At the same time, the CFO role has extended its reach into every corner of a company. In most companies the CFO, more than any other executive, is a true business partner to the CEO. Therefore, as hypergrowth companies work at a frenetic pace to meet the many challenges, chances are the CFO will play a major role. So how can CFOs effectively expand their influence and add value in these hypergrowth technology focused environments?
In many companies, CFOs are being called on to play a bigger role in setting strategy. The CFO’s traditional role as steward, operator and catalyst now includes a large dose of strategy in addition to the more traditional role that focuses on core competencies such as accounting, tax, financial reporting, internal controls, budgeting and forecasting, investor relations, fraud awareness and prevention, risk management and corporate governance. This was certainly the case in some of my previous roles as CFO where I was responsible for the Strategic Planning function. In order to expand their skill set, CFOs must therefore move up the value chain from being stewards of compliance to becoming strategic executives.
Developing a strategic view requires gaining a holistic understanding of a business and starts with understanding the product value proposition.
Why are customers buying the company’s products?
Does the company have a repeatable solution that is solving a clear pain point?
Are the unit economics self-evident, sustainable, and based on relevant metrics?
Where is the company in the product adoption lifecycle?
How does the company aggressively extend its product relevance to rapidly gain share?
How can strategic M&A further accelerate share penetration by filling in product gaps?
The most effective CFOs can serve up cogent, actionable answers to these critical questions. While this does not mean the CFO needs to be an engineer or a technology guru, it does mean the CFO should understand what is driving top line revenue, the core of any hypergrowth business. Even if there is a separate strategy function reporting into the CEO, which is not uncommon, the CFO should engage with the strategy team and understand the competitive dynamics and clear choice the company has made to either disrupt an industry with entrenched incumbents or pioneer a new market. Developing this understanding is crucial for finance leadership to play an active role in making decisions on capital allocation.
This includes a more detailed roadmap for the specific areas where the company plans to innovate and the related cost drivers. For example, with software businesses, understanding the extent of “Tech Debt” may sound at first like it is beyond the scope of finance leaders. Tech Debt is cholesterol in the arteries of startup growth: the overhead associated with previous shortcuts being taken in software development which increasingly impede future scalability efforts. This is important for the CFO to consider because it directly impacts future costs which need to be accounted for in the financial model to allow a company’s software stack to scale. High growth technology businesses need to be prepared to make significant investments in product development to continue gaining market traction.
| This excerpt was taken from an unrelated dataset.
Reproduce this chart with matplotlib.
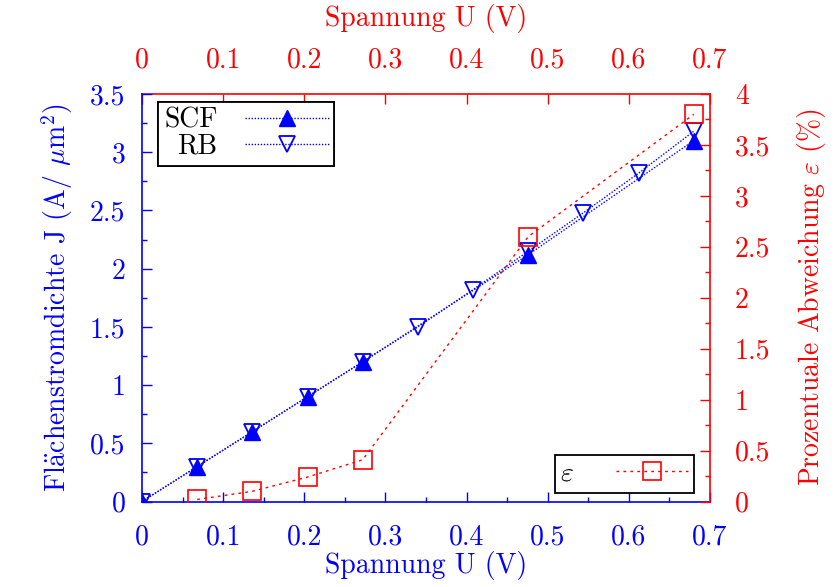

This means a willingness by CFOs to move further out on the risk curve, recommending the extent of these investments, taken in the context of the company’s life cycle, maturity, addressable market, and liquidity requirements. Not adequately funding these efforts could restrain growth and create barriers to a fast-growing company achieving the critical mass required to hit a target business model at scale.
Partner with the Business, especially the Go-To-Market side
Even when product/market fit is established, hypergrowth won’t occur without a sound go-to-market strategy and aggressive actions to gain market share. Finance leadership should therefore look to build a strong partnership with sales leaders and strategize around how the finance team can add value to furthering revenue objectives. These conversations should yield decisions around efficiently scaling the footprint of the sales organization while entering new markets and the economics behind channel partnerships. In SAAS businesses, key focus areas include for example; ARR, MRR, months to recover CAC, net and gross dollar-based retention rates, upsell trends, churn and instrumenting all of your metrics for monitoring on a daily basis. Other areas to explore are whether outsourcing customer service functions should be considered to improve velocity and customer satisfaction. A sales compensation structure that properly incentivizes over performance and attracts the best talent is key, as well as insuring the right control framework is in place to properly vet deals, while avoiding bureaucratic gridlock.
While there is certainly still an element of Finance’s old-school command and control role, modern finance leaders should always be looking for ways to step outside the confines of internal controls and policy prescriptions to leverage their analytical skills to support sound decision making. I know my team has succeeded in this regard when the functional team leaders across the business view their FP&A partner more a part of their team than the finance org. In fact, although it may seem trivial, I encourage FP&A business partners to sit with the teams they support. This creates a culture of constant interaction and collaboration, especially in open office environments. In hypergrowth, decisions are being made daily in real-time, and finance leaders can add tremendous value cross-functionally by providing clear monetary guardrails to ensure both sustainable top-line revenue growth and a path to profitability are prioritized.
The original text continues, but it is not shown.